The District Court entered an Order on September 1, 1971, assessing travel and subsistence expenses of Lack as part of the taxable costs of the suit for wrongful death. This being a matter solely within the discretion of the trial judge it will not be reversed. 28 U.S.C. §§ 1821 and 1920.
The final question is whether the verdict should be reduced under the Wrongful Death Act. N.C.Gen.Stat. Sec. 28-173. At common law one responsible for the death of another cannot profit by his own wrongdoing and share in the wrongful death award. Therefore, under the controlling cases of Cox v. Shaw, 263 N.C. 361, 139 S.E.2d 676 (1965), and Cummings v. Locklear, 12 N.C.App. 572, 183 S.E.2d 832, cert. denied 279 N. C. 726, 184 S.E.2d 883 (1971), the award must be reduced by the statutory share of the wrongdoer.

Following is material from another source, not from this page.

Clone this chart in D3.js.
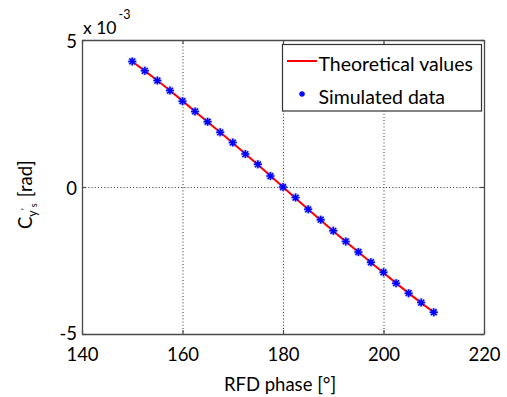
<!DOCTYPE html>
<html>
<head>
<meta charset="utf-8">
<script src="https://cdn.jsdelivr.net/npm/d3@7"></script>
<style>
  html, body { margin: 0; padding: 0; background: #fff; }
  svg { display: block; font-family: Lato, "Open Sans", sans-serif; }
</style>
</head>
<body>
<svg id="chart" width="507" height="397"></svg>
<script>
// ---- data ----
const phase = [150, 152.5, 155, 157.5, 160, 162.5, 165, 167.5, 170, 172.5, 175, 177.5, 180,
               182.5, 185, 187.5, 190, 192.5, 195, 197.5, 200, 202.5, 205, 207.5, 210];
const simulated = [4.27e-3, 3.95e-3, 3.62e-3, 3.28e-3, 2.92e-3, 2.57e-3, 2.22e-3, 1.86e-3, 1.51e-3,
                   1.12e-3, 0.77e-3, 0.37e-3, 0.0, -0.36e-3, -0.76e-3, -1.11e-3, -1.49e-3, -1.85e-3,
                   -2.21e-3, -2.56e-3, -2.90e-3, -3.27e-3, -3.61e-3, -3.93e-3, -4.26e-3];
const theoretical = [4.27e-3, 3.95e-3, 3.62e-3, 3.28e-3, 2.93e-3, 2.57e-3, 2.21e-3, 1.86e-3, 1.50e-3,
                     1.13e-3, 0.76e-3, 0.38e-3, 0.0, -0.38e-3, -0.76e-3, -1.13e-3, -1.50e-3, -1.86e-3,
                     -2.21e-3, -2.57e-3, -2.92e-3, -3.27e-3, -3.61e-3, -3.94e-3, -4.26e-3];
const xTicks = [140, 160, 180, 200, 220];
const yTicks = [-5e-3, 0, 5e-3];
const yTickLabels = ["-5", "0", "5"];
const xGrid = [160, 180, 200];
const yGrid = [0];
const legendLabels = ["Theoretical values", "Simulated data"];

// ---- layout ----
const L = 82, T = 40, R = 484, B = 334;
const svg = d3.select("#chart");
const x = d3.scaleLinear().domain([140, 220]).range([L, R]);
const y = d3.scaleLinear().domain([-5e-3, 5e-3]).range([B, T]);
const axisColor = "#4a4a4a";
const fontSize = 18.5;

// grid
const grid = svg.append("g").attr("stroke", "#333").attr("stroke-width", 1)
  .attr("stroke-dasharray", "1,2.2");
grid.selectAll(".gx").data(xGrid).join("line")
  .attr("x1", d => x(d) + 0.5).attr("x2", d => x(d) + 0.5).attr("y1", T).attr("y2", B);
grid.selectAll(".gy").data(yGrid).join("line")
  .attr("x1", L).attr("x2", R).attr("y1", d => Math.round(y(d)) + 0.5).attr("y2", d => Math.round(y(d)) + 0.5);

// axes
function styleAxis(g) {
  g.select(".domain").attr("stroke", axisColor).attr("stroke-width", 1.3);
  g.selectAll(".tick line").attr("stroke", axisColor).attr("stroke-width", 1.2);
  g.selectAll(".tick text").attr("fill", "#000").style("font-size", fontSize + "px")
    .style("font-family", "Lato, 'Open Sans', sans-serif");
}
svg.append("g").attr("transform", `translate(0,${B})`)
  .call(d3.axisBottom(x).tickValues(xTicks).tickSizeInner(-4).tickSizeOuter(0)
    .tickFormat(d3.format("d")))
  .call(styleAxis)
  .call(g => g.selectAll(".tick text").attr("y", 27).attr("dy", 0));
svg.append("g").attr("transform", `translate(0,${T})`)
  .call(d3.axisTop(x).tickValues(xTicks).tickSizeInner(-4).tickSizeOuter(0).tickFormat(""))
  .call(styleAxis);
svg.append("g").attr("transform", `translate(${L},0)`)
  .call(d3.axisLeft(y).tickValues(yTicks).tickSizeInner(-4).tickSizeOuter(0).tickPadding(5)
    .tickFormat(d => yTickLabels[yTicks.indexOf(d)]))
  .call(styleAxis)
  .call(g => g.selectAll(".tick text").attr("dy", d => d < 0 ? "0.3em" : "0.42em"));
svg.append("g").attr("transform", `translate(${R},0)`)
  .call(d3.axisRight(y).tickValues(yTicks).tickSizeInner(-4).tickSizeOuter(0).tickFormat(""))
  .call(styleAxis);

// exponent label
const ex = svg.append("text").attr("x", L + 1).attr("y", 34)
  .style("font-size", "17.5px").attr("fill", "#000");
ex.append("tspan").text("x 10");
ex.append("tspan").attr("dx", 2).attr("dy", -15).style("font-size", "12.5px").text("-3");

// theoretical line
svg.append("path")
  .datum(phase.map((p, i) => [p, theoretical[i]]))
  .attr("fill", "none").attr("stroke", "#ff0000").attr("stroke-width", 2)
  .attr("d", d3.line().x(d => x(d[0])).y(d => y(d[1])));

// asterisk markers
function asterisk(s) {
  const d = s * 0.72;
  return `M${-s},0H${s}M0,${-s}V${s}M${-d},${-d}L${d},${d}M${-d},${d}L${d},${-d}`;
}
const pts = svg.append("g");
pts.selectAll("circle").data(phase).join("circle")
  .attr("cx", d => x(d)).attr("cy", (d, i) => y(simulated[i])).attr("r", 4.5)
  .attr("fill", "#5a6cff").attr("opacity", 0.35);
pts.selectAll("path").data(phase).join("path")
  .attr("transform", (d, i) => `translate(${x(d)},${y(simulated[i])})`)
  .attr("d", asterisk(4)).attr("stroke", "#0000ff").attr("stroke-width", 1.5).attr("fill", "none");

// legend
const lg = svg.append("g");
lg.append("rect").attr("x", 282.5).attr("y", 44.5).attr("width", 199).attr("height", 66.5)
  .attr("fill", "#fff").attr("stroke", "#333").attr("stroke-width", 1.2);
lg.append("line").attr("x1", 287).attr("x2", 317).attr("y1", 61).attr("y2", 61)
  .attr("stroke", "#ff0000").attr("stroke-width", 2);
lg.append("path").attr("transform", "translate(302,94)").attr("d", asterisk(3))
  .attr("stroke", "#0000ff").attr("stroke-width", 1.3).attr("fill", "none");
lg.selectAll("text").data(legendLabels).join("text")
  .attr("x", 318.5).attr("y", (d, i) => 64 + i * 33).attr("dy", "0.36em")
  .style("font-size", "19.5px").attr("fill", "#000").text(d => d);

// x label
svg.append("text").attr("x", 280).attr("y", 384).attr("dy", "0.36em")
  .attr("text-anchor", "middle").style("font-size", fontSize + "px").attr("fill", "#000")
  .text("RFD phase [°]");

// y label
const yl = svg.append("text").attr("transform", "translate(32,229) rotate(-90)")
  .style("font-size", fontSize + "px").attr("fill", "#000");
yl.append("tspan").text("C");
yl.append("tspan").attr("dy", 5).style("font-size", "12.5px").text("y");
yl.append("tspan").attr("dy", -9).style("font-size", "10px").text("'");
yl.append("tspan").attr("dy", 9).attr("dx", 1).style("font-size", "9px").text("s");
yl.append("tspan").attr("dy", -5).attr("dx", 6).text("[rad]");
</script>
</body>
</html>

The Administrator argues that this result is precluded by the "slayer statute" which excludes the wrongdoer from taking by declaring him to have constructively died prior to the deceased. N.C.Gen.Stat. Secs. 31A-3 & 31A-4. It would not reduce the award but would enable the other beneficiaries, in this case two children of the deceased, to share Lack's statutory interest in the deceased's estate. The first jury, however, at the urging of Lack and the Administrator, has by its verdict eliminated Lack as a slayer, since the statute defines a slayer as a person who wilfully and unlawfully kills another. Moreover, the slayers' exclusion appears to apply only to inheritance from the decedent's "estate," while wrongful death awards have consistently been deemed not to pass through the personal estate of the deceased but rather to arise out of a right of action belonging peculiarly to the personal representative for the benefit of the intestate successors. See Broadnax v. Broadnax, 160 N.C. 432, 76 S.E. 216 (1912); Hoke v. Atlantic Greyhound Corporation, 226 N.C. 332, 38 S.E.2d 105 (1946); Stetson v. Easterling, 274 N.C. 152, 161 S.E.2d 531 (1968).
The case is remanded to the District Court for entry of an order reducing the award by one-third.
Affirmed in part; reversed in part and remanded.